[GIVEN DATA]
########
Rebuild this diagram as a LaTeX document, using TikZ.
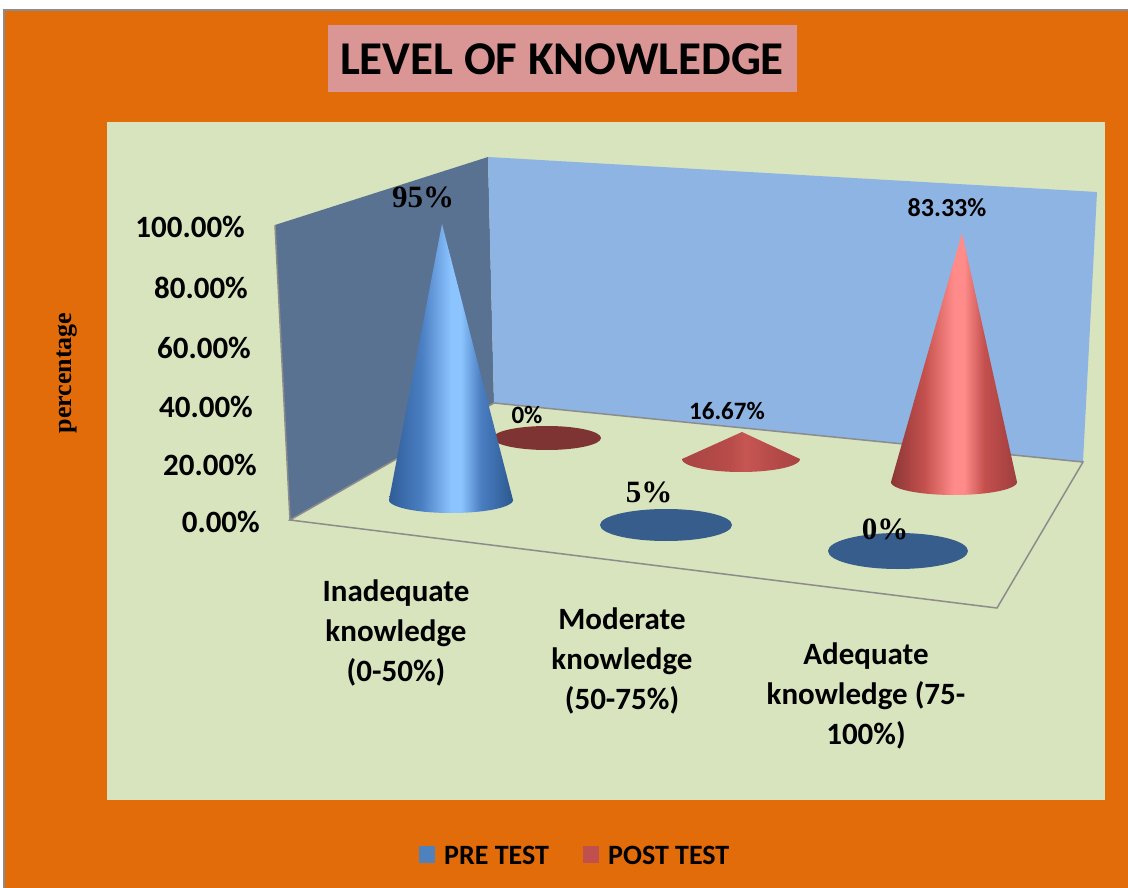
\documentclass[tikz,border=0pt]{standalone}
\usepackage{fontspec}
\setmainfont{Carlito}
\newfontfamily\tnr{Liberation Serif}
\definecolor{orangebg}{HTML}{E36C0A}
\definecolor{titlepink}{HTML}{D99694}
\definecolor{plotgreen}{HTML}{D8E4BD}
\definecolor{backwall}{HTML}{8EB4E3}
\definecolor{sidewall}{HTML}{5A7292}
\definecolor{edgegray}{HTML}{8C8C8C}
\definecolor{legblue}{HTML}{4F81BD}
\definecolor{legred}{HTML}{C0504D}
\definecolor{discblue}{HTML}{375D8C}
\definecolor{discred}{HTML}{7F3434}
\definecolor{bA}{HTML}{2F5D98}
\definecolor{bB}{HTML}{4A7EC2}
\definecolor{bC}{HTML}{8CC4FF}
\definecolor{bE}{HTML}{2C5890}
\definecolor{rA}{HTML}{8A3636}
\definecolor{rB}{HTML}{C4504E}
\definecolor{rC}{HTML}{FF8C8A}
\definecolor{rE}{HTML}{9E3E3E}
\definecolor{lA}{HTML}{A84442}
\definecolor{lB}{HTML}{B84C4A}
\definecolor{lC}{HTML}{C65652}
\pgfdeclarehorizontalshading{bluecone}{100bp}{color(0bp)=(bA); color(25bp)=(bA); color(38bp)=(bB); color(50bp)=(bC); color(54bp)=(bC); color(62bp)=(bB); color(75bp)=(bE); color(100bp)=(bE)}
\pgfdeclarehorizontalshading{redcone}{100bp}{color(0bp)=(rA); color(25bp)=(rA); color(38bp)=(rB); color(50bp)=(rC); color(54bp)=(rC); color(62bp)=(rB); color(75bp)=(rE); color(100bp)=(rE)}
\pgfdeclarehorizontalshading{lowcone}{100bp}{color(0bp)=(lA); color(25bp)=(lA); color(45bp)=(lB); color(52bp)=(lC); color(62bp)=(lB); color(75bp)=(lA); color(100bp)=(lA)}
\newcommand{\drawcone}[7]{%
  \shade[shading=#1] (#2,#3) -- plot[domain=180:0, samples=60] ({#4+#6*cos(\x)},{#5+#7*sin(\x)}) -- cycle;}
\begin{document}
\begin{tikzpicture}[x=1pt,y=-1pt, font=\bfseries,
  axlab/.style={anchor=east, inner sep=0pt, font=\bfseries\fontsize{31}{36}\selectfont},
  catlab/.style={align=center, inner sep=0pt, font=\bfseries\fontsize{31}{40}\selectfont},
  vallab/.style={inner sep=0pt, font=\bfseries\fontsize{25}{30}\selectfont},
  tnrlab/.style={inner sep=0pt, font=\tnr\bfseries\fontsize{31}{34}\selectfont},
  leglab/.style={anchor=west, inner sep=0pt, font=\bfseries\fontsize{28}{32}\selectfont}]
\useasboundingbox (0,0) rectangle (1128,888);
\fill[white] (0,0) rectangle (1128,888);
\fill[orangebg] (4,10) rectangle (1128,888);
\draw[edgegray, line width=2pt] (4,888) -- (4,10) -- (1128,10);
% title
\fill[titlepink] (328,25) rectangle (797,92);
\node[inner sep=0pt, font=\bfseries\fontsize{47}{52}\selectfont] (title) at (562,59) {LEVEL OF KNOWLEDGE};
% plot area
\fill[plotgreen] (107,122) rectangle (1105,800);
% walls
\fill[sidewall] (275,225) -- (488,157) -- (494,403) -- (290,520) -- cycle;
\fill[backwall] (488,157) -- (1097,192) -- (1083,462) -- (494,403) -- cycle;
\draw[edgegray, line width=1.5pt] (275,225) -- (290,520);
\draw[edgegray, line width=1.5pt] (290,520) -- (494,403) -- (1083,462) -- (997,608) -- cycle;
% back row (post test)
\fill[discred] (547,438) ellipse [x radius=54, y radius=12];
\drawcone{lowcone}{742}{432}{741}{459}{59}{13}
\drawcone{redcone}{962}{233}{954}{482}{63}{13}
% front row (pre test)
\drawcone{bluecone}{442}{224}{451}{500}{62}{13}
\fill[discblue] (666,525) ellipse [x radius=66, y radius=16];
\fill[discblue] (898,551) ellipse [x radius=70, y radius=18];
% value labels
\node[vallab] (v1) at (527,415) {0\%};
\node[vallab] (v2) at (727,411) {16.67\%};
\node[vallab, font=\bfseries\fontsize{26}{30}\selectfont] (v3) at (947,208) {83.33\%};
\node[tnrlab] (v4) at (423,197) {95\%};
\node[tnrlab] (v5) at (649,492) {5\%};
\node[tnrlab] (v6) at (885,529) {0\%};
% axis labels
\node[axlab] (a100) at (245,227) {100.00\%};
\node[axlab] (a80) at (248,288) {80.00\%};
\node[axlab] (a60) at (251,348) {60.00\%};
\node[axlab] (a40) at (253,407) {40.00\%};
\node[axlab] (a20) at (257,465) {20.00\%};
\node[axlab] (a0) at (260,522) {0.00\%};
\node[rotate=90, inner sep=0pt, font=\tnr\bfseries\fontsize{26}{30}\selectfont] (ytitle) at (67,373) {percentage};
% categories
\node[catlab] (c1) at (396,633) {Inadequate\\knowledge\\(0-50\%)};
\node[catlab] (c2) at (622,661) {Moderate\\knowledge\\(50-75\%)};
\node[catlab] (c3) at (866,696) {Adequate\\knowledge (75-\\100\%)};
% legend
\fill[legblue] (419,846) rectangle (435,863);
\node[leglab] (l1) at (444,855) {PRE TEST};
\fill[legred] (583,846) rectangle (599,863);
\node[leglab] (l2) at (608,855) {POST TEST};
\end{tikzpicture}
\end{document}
########
Without the pictures, transcribe the listing above exactly.

[WORKED SOLUTION]
Rebuild this diagram as a LaTeX document, using TikZ.
\documentclass[tikz,border=0pt]{standalone}
\usepackage{fontspec}
\setmainfont{Carlito}
\newfontfamily\tnr{Liberation Serif}
\definecolor{orangebg}{HTML}{E36C0A}
\definecolor{titlepink}{HTML}{D99694}
\definecolor{plotgreen}{HTML}{D8E4BD}
\definecolor{backwall}{HTML}{8EB4E3}
\definecolor{sidewall}{HTML}{5A7292}
\definecolor{edgegray}{HTML}{8C8C8C}
\definecolor{legblue}{HTML}{4F81BD}
\definecolor{legred}{HTML}{C0504D}
\definecolor{discblue}{HTML}{375D8C}
\definecolor{discred}{HTML}{7F3434}
\definecolor{bA}{HTML}{2F5D98}
\definecolor{bB}{HTML}{4A7EC2}
\definecolor{bC}{HTML}{8CC4FF}
\definecolor{bE}{HTML}{2C5890}
\definecolor{rA}{HTML}{8A3636}
\definecolor{rB}{HTML}{C4504E}
\definecolor{rC}{HTML}{FF8C8A}
\definecolor{rE}{HTML}{9E3E3E}
\definecolor{lA}{HTML}{A84442}
\definecolor{lB}{HTML}{B84C4A}
\definecolor{lC}{HTML}{C65652}
\pgfdeclarehorizontalshading{bluecone}{100bp}{color(0bp)=(bA); color(25bp)=(bA); color(38bp)=(bB); color(50bp)=(bC); color(54bp)=(bC); color(62bp)=(bB); color(75bp)=(bE); color(100bp)=(bE)}
\pgfdeclarehorizontalshading{redcone}{100bp}{color(0bp)=(rA); color(25bp)=(rA); color(38bp)=(rB); color(50bp)=(rC); color(54bp)=(rC); color(62bp)=(rB); color(75bp)=(rE); color(100bp)=(rE)}
\pgfdeclarehorizontalshading{lowcone}{100bp}{color(0bp)=(lA); color(25bp)=(lA); color(45bp)=(lB); color(52bp)=(lC); color(62bp)=(lB); color(75bp)=(lA); color(100bp)=(lA)}
\newcommand{\drawcone}[7]{%
  \shade[shading=#1] (#2,#3) -- plot[domain=180:0, samples=60] ({#4+#6*cos(\x)},{#5+#7*sin(\x)}) -- cycle;}
\begin{document}
\begin{tikzpicture}[x=1pt,y=-1pt, font=\bfseries,
  axlab/.style={anchor=east, inner sep=0pt, font=\bfseries\fontsize{31}{36}\selectfont},
  catlab/.style={align=center, inner sep=0pt, font=\bfseries\fontsize{31}{40}\selectfont},
  vallab/.style={inner sep=0pt, font=\bfseries\fontsize{25}{30}\selectfont},
  tnrlab/.style={inner sep=0pt, font=\tnr\bfseries\fontsize{31}{34}\selectfont},
  leglab/.style={anchor=west, inner sep=0pt, font=\bfseries\fontsize{28}{32}\selectfont}]
\useasboundingbox (0,0) rectangle (1128,888);
\fill[white] (0,0) rectangle (1128,888);
\fill[orangebg] (4,10) rectangle (1128,888);
\draw[edgegray, line width=2pt] (4,888) -- (4,10) -- (1128,10);
% title
\fill[titlepink] (328,25) rectangle (797,92);
\node[inner sep=0pt, font=\bfseries\fontsize{47}{52}\selectfont] (title) at (562,59) {LEVEL OF KNOWLEDGE};
% plot area
\fill[plotgreen] (107,122) rectangle (1105,800);
% walls
\fill[sidewall] (275,225) -- (488,157) -- (494,403) -- (290,520) -- cycle;
\fill[backwall] (488,157) -- (1097,192) -- (1083,462) -- (494,403) -- cycle;
\draw[edgegray, line width=1.5pt] (275,225) -- (290,520);
\draw[edgegray, line width=1.5pt] (290,520) -- (494,403) -- (1083,462) -- (997,608) -- cycle;
% back row (post test)
\fill[discred] (547,438) ellipse [x radius=54, y radius=12];
\drawcone{lowcone}{742}{432}{741}{459}{59}{13}
\drawcone{redcone}{962}{233}{954}{482}{63}{13}
% front row (pre test)
\drawcone{bluecone}{442}{224}{451}{500}{62}{13}
\fill[discblue] (666,525) ellipse [x radius=66, y radius=16];
\fill[discblue] (898,551) ellipse [x radius=70, y radius=18];
% value labels
\node[vallab] (v1) at (527,415) {0\%};
\node[vallab] (v2) at (727,411) {16.67\%};
\node[vallab, font=\bfseries\fontsize{26}{30}\selectfont] (v3) at (947,208) {83.33\%};
\node[tnrlab] (v4) at (423,197) {95\%};
\node[tnrlab] (v5) at (649,492) {5\%};
\node[tnrlab] (v6) at (885,529) {0\%};
% axis labels
\node[axlab] (a100) at (245,227) {100.00\%};
\node[axlab] (a80) at (248,288) {80.00\%};
\node[axlab] (a60) at (251,348) {60.00\%};
\node[axlab] (a40) at (253,407) {40.00\%};
\node[axlab] (a20) at (257,465) {20.00\%};
\node[axlab] (a0) at (260,522) {0.00\%};
\node[rotate=90, inner sep=0pt, font=\tnr\bfseries\fontsize{26}{30}\selectfont] (ytitle) at (67,373) {percentage};
% categories
\node[catlab] (c1) at (396,633) {Inadequate\\knowledge\\(0-50\%)};
\node[catlab] (c2) at (622,661) {Moderate\\knowledge\\(50-75\%)};
\node[catlab] (c3) at (866,696) {Adequate\\knowledge (75-\\100\%)};
% legend
\fill[legblue] (419,846) rectangle (435,863);
\node[leglab] (l1) at (444,855) {PRE TEST};
\fill[legred] (583,846) rectangle (599,863);
\node[leglab] (l2) at (608,855) {POST TEST};
\end{tikzpicture}
\end{document}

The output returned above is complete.